→ Given task:
Retype the data that follows line by line, exactly, and leave its pictures out.

→ Source data:
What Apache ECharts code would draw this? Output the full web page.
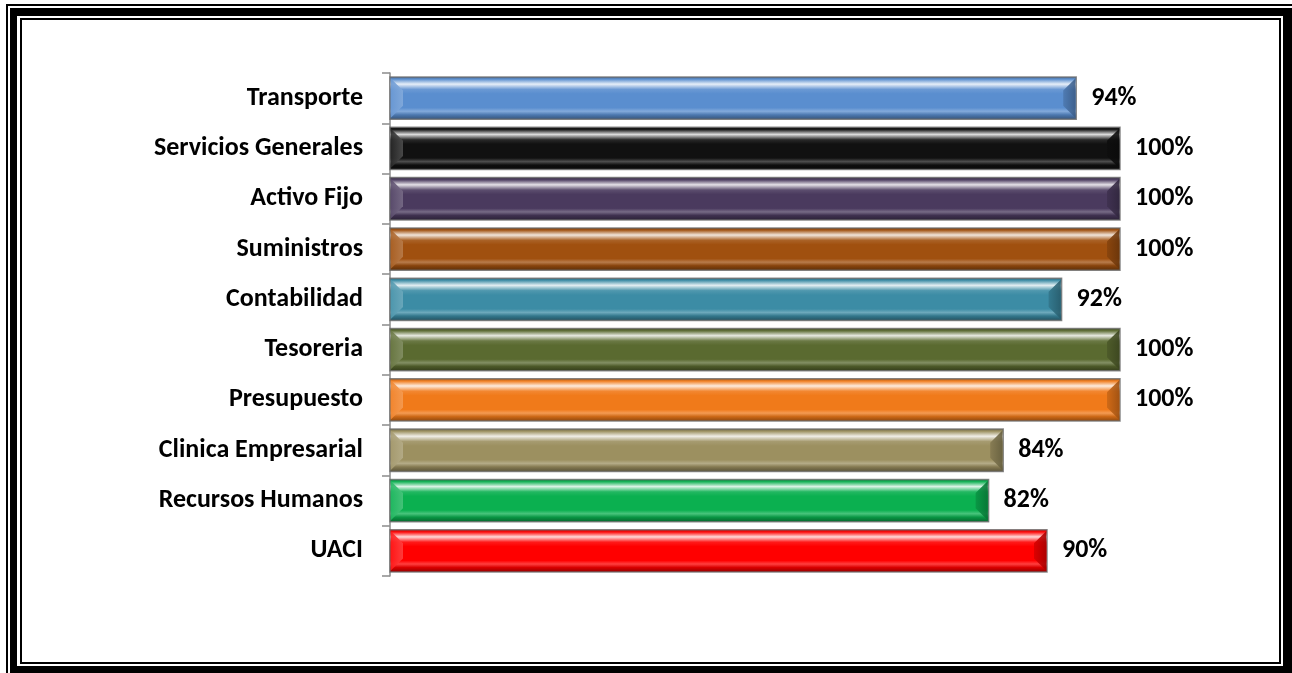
<!DOCTYPE html>
<html>
<head>
<meta charset="utf-8">
<script src="https://cdn.jsdelivr.net/npm/echarts@6/dist/echarts.min.js"></script>
<style>
html,body{margin:0;padding:0;background:#fff;}
#wrap{position:relative;width:1292px;height:673px;overflow:hidden;background:#fff;}
.f{position:absolute;}
#chart{position:absolute;left:0;top:0;width:1292px;height:673px;}
</style>
</head>
<body>
<div id="wrap">
  <div class="f" style="left:6px;top:4px;width:1400px;height:800px;background:#000"></div>
  <div class="f" style="left:8px;top:6px;width:1400px;height:800px;background:#fff"></div>
  <div class="f" style="left:10px;top:8px;width:1400px;height:800px;background:#000"></div>
  <div class="f" style="left:17px;top:16px;width:1266px;height:650px;background:#fff"></div>
  <div class="f" style="left:20px;top:18px;width:1261px;height:646px;background:#000"></div>
  <div class="f" style="left:22px;top:20px;width:1257px;height:642px;background:#fff"></div>
  <div id="chart"></div>
</div>
<script>
var categories = ["Transporte","Servicios Generales","Activo Fijo","Suministros","Contabilidad","Tesoreria","Presupuesto","Clinica Empresarial","Recursos Humanos","UACI"];
var values = [94,100,100,100,92,100,100,84,82,90];
var colors = ["#5a8ecf","#111111","#4a3a5e","#a0500f","#3c8ca5","#5a6a30","#f07a1a","#9c9060","#0bb050","#ff0000"];

function mix(hex, p){
  var r=parseInt(hex.substr(1,2),16), g=parseInt(hex.substr(3,2),16), b=parseInt(hex.substr(5,2),16);
  var t = p>0?255:0, a=Math.abs(p);
  r=Math.round(r+(t-r)*a); g=Math.round(g+(t-g)*a); b=Math.round(b+(t-b)*a);
  return 'rgb('+r+','+g+','+b+')';
}
function barGrad(c){
  return new echarts.graphic.LinearGradient(0,0,0,1,[
    {offset:0,color:mix(c,-0.35)},
    {offset:0.07,color:mix(c,0.05)},
    {offset:0.18,color:mix(c,0.85)},
    {offset:0.3,color:mix(c,0.1)},
    {offset:0.4,color:c},
    {offset:0.72,color:c},
    {offset:0.8,color:mix(c,0.25)},
    {offset:0.88,color:mix(c,-0.15)},
    {offset:1,color:mix(c,-0.45)}
  ]);
}
var chart = echarts.init(document.getElementById('chart'), null, {renderer:'canvas'});
var FONT = 'Carlito, Calibri, Lato, "Open Sans", sans-serif';
chart.setOption({
  backgroundColor:'transparent',
  animation:false,
  grid:{left:390,right:172,top:73,bottom:97,containLabel:false},
  xAxis:{type:'value',min:0,max:100,show:false},
  yAxis:{
    type:'category',inverse:true,data:categories,
    axisLine:{show:true,lineStyle:{color:'#8c8c8c',width:1.5}},
    axisTick:{show:true,length:8,lineStyle:{color:'#8c8c8c',width:1.5}},
    axisLabel:{margin:27,color:'#000',fontWeight:'bold',fontSize:26,fontFamily:FONT},
    splitLine:{show:false}
  },
  series:[{
    type:'custom',
    encode:{x:0,y:1},
    data:values.map(function(v,i){return [v,i];}),
    renderItem:function(params,api){
      var i=api.value(1), v=api.value(0);
      var p0=api.coord([0,i]), p1=api.coord([v,i]);
      var band=api.size([0,1])[1];
      var h=band*0.84, y0=p0[1]-h/2, y1=y0+h, x0=p0[0], x1=p1[0];
      var c=colors[i], b=13;
      return {type:'group',children:[
        {type:'rect',shape:{x:x0,y:y0,width:x1-x0,height:h},
         style:{fill:barGrad(c),stroke:'rgba(110,110,110,0.8)',lineWidth:1.5}},
        {type:'polygon',shape:{points:[[x0+0.8,y0+1.5],[x0+b,y0+h*0.32],[x0+b,y0+h*0.68],[x0+0.8,y1-1.5]]},
         style:{fill:new echarts.graphic.LinearGradient(0,0,1,0,[{offset:0,color:mix(c,0.1)},{offset:1,color:mix(c,0.25)}]),opacity:0.9}},
        {type:'polygon',shape:{points:[[x1-0.8,y0+1.5],[x1-b,y0+h*0.32],[x1-b,y0+h*0.68],[x1-0.8,y1-1.5]]},
         style:{fill:new echarts.graphic.LinearGradient(0,0,1,0,[{offset:0,color:mix(c,-0.15)},{offset:1,color:mix(c,-0.35)}]),opacity:0.9}},
        {type:'text',style:{x:x1+15,y:p0[1],text:Math.round(v)+'%',fill:'#000',
          font:'bold 26px '+FONT,textVerticalAlign:'middle',textAlign:'left'}}
      ]};
    }
  }]
});
</script>
</body>
</html>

→ Finished exercise:
What Apache ECharts code would draw this? Output the full web page.
<!DOCTYPE html>
<html>
<head>
<meta charset="utf-8">
<script src="https://cdn.jsdelivr.net/npm/echarts@6/dist/echarts.min.js"></script>
<style>
html,body{margin:0;padding:0;background:#fff;}
#wrap{position:relative;width:1292px;height:673px;overflow:hidden;background:#fff;}
.f{position:absolute;}
#chart{position:absolute;left:0;top:0;width:1292px;height:673px;}
</style>
</head>
<body>
<div id="wrap">
  <div class="f" style="left:6px;top:4px;width:1400px;height:800px;background:#000"></div>
  <div class="f" style="left:8px;top:6px;width:1400px;height:800px;background:#fff"></div>
  <div class="f" style="left:10px;top:8px;width:1400px;height:800px;background:#000"></div>
  <div class="f" style="left:17px;top:16px;width:1266px;height:650px;background:#fff"></div>
  <div class="f" style="left:20px;top:18px;width:1261px;height:646px;background:#000"></div>
  <div class="f" style="left:22px;top:20px;width:1257px;height:642px;background:#fff"></div>
  <div id="chart"></div>
</div>
<script>
var categories = ["Transporte","Servicios Generales","Activo Fijo","Suministros","Contabilidad","Tesoreria","Presupuesto","Clinica Empresarial","Recursos Humanos","UACI"];
var values = [94,100,100,100,92,100,100,84,82,90];
var colors = ["#5a8ecf","#111111","#4a3a5e","#a0500f","#3c8ca5","#5a6a30","#f07a1a","#9c9060","#0bb050","#ff0000"];

function mix(hex, p){
  var r=parseInt(hex.substr(1,2),16), g=parseInt(hex.substr(3,2),16), b=parseInt(hex.substr(5,2),16);
  var t = p>0?255:0, a=Math.abs(p);
  r=Math.round(r+(t-r)*a); g=Math.round(g+(t-g)*a); b=Math.round(b+(t-b)*a);
  return 'rgb('+r+','+g+','+b+')';
}
function barGrad(c){
  return new echarts.graphic.LinearGradient(0,0,0,1,[
    {offset:0,color:mix(c,-0.35)},
    {offset:0.07,color:mix(c,0.05)},
    {offset:0.18,color:mix(c,0.85)},
    {offset:0.3,color:mix(c,0.1)},
    {offset:0.4,color:c},
    {offset:0.72,color:c},
    {offset:0.8,color:mix(c,0.25)},
    {offset:0.88,color:mix(c,-0.15)},
    {offset:1,color:mix(c,-0.45)}
  ]);
}
var chart = echarts.init(document.getElementById('chart'), null, {renderer:'canvas'});
var FONT = 'Carlito, Calibri, Lato, "Open Sans", sans-serif';
chart.setOption({
  backgroundColor:'transparent',
  animation:false,
  grid:{left:390,right:172,top:73,bottom:97,containLabel:false},
  xAxis:{type:'value',min:0,max:100,show:false},
  yAxis:{
    type:'category',inverse:true,data:categories,
    axisLine:{show:true,lineStyle:{color:'#8c8c8c',width:1.5}},
    axisTick:{show:true,length:8,lineStyle:{color:'#8c8c8c',width:1.5}},
    axisLabel:{margin:27,color:'#000',fontWeight:'bold',fontSize:26,fontFamily:FONT},
    splitLine:{show:false}
  },
  series:[{
    type:'custom',
    encode:{x:0,y:1},
    data:values.map(function(v,i){return [v,i];}),
    renderItem:function(params,api){
      var i=api.value(1), v=api.value(0);
      var p0=api.coord([0,i]), p1=api.coord([v,i]);
      var band=api.size([0,1])[1];
      var h=band*0.84, y0=p0[1]-h/2, y1=y0+h, x0=p0[0], x1=p1[0];
      var c=colors[i], b=13;
      return {type:'group',children:[
        {type:'rect',shape:{x:x0,y:y0,width:x1-x0,height:h},
         style:{fill:barGrad(c),stroke:'rgba(110,110,110,0.8)',lineWidth:1.5}},
        {type:'polygon',shape:{points:[[x0+0.8,y0+1.5],[x0+b,y0+h*0.32],[x0+b,y0+h*0.68],[x0+0.8,y1-1.5]]},
         style:{fill:new echarts.graphic.LinearGradient(0,0,1,0,[{offset:0,color:mix(c,0.1)},{offset:1,color:mix(c,0.25)}]),opacity:0.9}},
        {type:'polygon',shape:{points:[[x1-0.8,y0+1.5],[x1-b,y0+h*0.32],[x1-b,y0+h*0.68],[x1-0.8,y1-1.5]]},
         style:{fill:new echarts.graphic.LinearGradient(0,0,1,0,[{offset:0,color:mix(c,-0.15)},{offset:1,color:mix(c,-0.35)}]),opacity:0.9}},
        {type:'text',style:{x:x1+15,y:p0[1],text:Math.round(v)+'%',fill:'#000',
          font:'bold 26px '+FONT,textVerticalAlign:'middle',textAlign:'left'}}
      ]};
    }
  }]
});
</script>
</body>
</html>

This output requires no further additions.